There were no other takers. Dixie walked to the coffee kiosk, allowing the rest of the crew the privacy to talk about her behind her back. Lost his memory, huh? Forgot he was married for a while? How does she let herself get into these situations? All she’d have to do is make one phone call to check him out. What does she use for brains? Ah, she’s just thinking below the waist, as usual. Lots of miles on that chick. They would be quite entertained. They would also be quite accurate.
Dixie, whose given name was Helen, came from real brainy stock. Her father was a CPA with an MBA, and her mother had her doctorate and taught anatomy and physiology in a nursing college. Her older brother was a pediatric oncologist and her younger sister was in computers—the vice president of Information Systems for a large corporation. And Dixie had been the Homecoming Queen and the Fiesta Queen and the Oktoberfest Queen and Miss Temple, Texas.
At twenty-one she had dropped out of college to become a flight attendant, and there was no question this disappointed her parents, if not her entire family.
There was a very familiar pattern to what she’d just been through with Branch, Dixie realized. The only wonder was that she never saw it coming. Her denial must have been powerful. Over and over again she kept falling in love and getting lied to, cheated on and dumped.
She wished she’d been as brilliant as the rest of her family, but what bothered her even more was that she’d apparently missed out on the meaningful-relationship gene, as well. The rest of them, Mom and Dad, her brother and sister, were all very happily married and had wonderful family lives. From high school through her short college career and every year since, all Dixie had wanted was to have a partner she could love, count on and have children with, like the rest of the McPhersons had.

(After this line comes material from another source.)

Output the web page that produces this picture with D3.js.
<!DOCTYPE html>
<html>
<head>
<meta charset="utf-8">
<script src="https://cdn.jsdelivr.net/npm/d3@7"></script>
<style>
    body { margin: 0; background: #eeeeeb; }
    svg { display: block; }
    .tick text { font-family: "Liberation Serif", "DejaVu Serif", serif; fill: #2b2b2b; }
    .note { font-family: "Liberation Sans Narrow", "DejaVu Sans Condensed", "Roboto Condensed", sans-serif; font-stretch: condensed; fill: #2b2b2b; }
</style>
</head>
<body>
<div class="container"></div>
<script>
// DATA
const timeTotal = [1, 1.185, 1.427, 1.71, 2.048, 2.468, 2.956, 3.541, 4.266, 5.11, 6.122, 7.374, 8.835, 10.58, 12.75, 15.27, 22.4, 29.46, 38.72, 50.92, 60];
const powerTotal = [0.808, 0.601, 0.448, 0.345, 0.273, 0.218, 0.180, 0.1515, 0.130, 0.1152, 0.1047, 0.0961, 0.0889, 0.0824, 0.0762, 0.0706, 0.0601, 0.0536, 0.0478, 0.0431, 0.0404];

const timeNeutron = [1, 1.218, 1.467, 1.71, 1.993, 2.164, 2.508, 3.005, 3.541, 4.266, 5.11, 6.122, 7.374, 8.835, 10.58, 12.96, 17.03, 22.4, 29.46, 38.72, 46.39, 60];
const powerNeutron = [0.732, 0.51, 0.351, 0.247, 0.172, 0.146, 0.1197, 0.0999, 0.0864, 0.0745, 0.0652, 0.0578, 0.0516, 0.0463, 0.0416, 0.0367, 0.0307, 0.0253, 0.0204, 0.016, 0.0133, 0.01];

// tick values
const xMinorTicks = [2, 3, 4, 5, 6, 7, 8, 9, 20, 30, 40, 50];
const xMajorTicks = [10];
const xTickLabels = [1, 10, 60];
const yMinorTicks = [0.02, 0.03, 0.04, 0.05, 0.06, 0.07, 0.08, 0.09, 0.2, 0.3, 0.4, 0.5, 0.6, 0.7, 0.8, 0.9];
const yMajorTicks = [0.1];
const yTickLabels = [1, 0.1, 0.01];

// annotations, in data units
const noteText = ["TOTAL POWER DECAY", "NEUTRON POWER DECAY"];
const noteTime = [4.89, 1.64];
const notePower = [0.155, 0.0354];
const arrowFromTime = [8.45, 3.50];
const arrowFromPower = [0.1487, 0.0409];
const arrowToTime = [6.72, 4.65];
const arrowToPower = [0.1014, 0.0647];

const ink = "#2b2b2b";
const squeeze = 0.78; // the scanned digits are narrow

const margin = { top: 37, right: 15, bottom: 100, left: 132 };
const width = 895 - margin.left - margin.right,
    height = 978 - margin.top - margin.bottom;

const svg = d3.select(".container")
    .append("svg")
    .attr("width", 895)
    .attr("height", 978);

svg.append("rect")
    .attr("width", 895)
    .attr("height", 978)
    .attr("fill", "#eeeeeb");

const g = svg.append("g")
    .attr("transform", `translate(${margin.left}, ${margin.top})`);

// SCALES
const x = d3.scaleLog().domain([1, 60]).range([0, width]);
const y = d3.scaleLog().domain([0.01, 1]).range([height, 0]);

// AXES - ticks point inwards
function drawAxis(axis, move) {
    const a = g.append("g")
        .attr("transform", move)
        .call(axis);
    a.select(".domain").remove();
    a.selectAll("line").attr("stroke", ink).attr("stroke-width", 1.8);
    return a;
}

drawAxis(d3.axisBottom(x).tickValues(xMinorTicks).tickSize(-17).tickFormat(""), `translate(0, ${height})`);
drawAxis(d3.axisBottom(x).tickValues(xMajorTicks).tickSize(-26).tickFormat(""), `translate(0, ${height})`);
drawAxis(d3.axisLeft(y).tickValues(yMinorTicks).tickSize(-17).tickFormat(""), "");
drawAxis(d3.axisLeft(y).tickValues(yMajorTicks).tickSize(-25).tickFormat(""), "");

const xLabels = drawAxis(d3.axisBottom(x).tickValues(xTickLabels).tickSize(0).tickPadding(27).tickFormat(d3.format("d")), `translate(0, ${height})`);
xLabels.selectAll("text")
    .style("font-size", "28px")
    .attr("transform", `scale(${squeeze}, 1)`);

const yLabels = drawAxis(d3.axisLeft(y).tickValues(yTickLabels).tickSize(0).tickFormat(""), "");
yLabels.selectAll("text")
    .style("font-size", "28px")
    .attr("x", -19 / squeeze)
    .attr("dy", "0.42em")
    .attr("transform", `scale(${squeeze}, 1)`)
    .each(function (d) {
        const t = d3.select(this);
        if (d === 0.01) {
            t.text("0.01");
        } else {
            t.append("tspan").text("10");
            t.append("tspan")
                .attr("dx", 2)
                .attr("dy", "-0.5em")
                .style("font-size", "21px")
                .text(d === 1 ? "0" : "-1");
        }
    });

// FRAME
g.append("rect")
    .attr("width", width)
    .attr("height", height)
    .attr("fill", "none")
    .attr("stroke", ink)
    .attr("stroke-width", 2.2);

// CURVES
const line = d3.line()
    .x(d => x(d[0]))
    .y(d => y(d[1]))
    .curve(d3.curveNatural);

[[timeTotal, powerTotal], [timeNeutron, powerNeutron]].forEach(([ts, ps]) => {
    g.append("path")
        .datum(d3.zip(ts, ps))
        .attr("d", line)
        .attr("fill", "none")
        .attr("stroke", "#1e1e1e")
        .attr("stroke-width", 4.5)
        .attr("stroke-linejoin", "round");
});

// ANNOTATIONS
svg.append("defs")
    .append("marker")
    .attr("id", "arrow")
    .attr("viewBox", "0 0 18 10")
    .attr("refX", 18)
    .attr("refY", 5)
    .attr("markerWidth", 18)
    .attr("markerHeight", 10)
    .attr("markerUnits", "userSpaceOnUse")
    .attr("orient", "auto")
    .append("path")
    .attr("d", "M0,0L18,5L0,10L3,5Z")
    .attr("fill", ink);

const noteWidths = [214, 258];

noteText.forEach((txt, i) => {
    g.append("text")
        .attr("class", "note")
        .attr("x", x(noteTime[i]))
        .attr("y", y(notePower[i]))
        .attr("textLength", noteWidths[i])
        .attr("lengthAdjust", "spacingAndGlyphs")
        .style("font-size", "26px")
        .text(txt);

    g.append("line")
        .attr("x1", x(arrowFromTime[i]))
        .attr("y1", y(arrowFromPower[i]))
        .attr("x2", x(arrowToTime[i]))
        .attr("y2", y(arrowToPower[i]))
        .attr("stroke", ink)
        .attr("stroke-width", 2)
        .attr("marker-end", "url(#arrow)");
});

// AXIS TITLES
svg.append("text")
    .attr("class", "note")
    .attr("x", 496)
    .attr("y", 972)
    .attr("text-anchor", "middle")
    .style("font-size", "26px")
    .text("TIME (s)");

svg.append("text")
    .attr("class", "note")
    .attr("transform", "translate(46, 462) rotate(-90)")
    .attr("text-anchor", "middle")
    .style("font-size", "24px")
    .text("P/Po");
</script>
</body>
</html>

Her brother, Hal, was a wonderful husband and father, as well as a big-shot doctor in Houston; her sister, Sue, was married with two kids who went to the day care in her Dallas office building, but Dixie just limped along looking for love, getting jewelry instead. She had been kicked in the teeth so many times it was a surprise she didn’t need dentures. And not just by pilots. She had been used and then jilted in nearly every profession. She couldn’t count the number of times she’d had to go get tested for STDs after discovering the man of her dreams had been cheating on her. In fact, she couldn’t count how many men she’d had sex with—and she’d tried. Suddenly she was terrified.
Still, despite the brevity of her college education and the lunacy of her romantic life, Dixie knew she was intelligent. Maybe not brilliant like the rest of the McPhersons, but damned smart enough in other ways.
Although it might not seem like much to the Ph.D.s in her family, at thirty-thousand feet, her kind of skill could be priceless. No one could get control of a cabin or calm a ruffled passenger better than Dixie. She was good with people and she was excellent with safety procedures. She had administered CPR along with an onboard physician, had blown a slide to safely evacuate an aircraft after an engine fire, and had even once calmed the hysteria of a crew member who was suffering some form of posttraumatic stress disorder after the 9/11 attacks.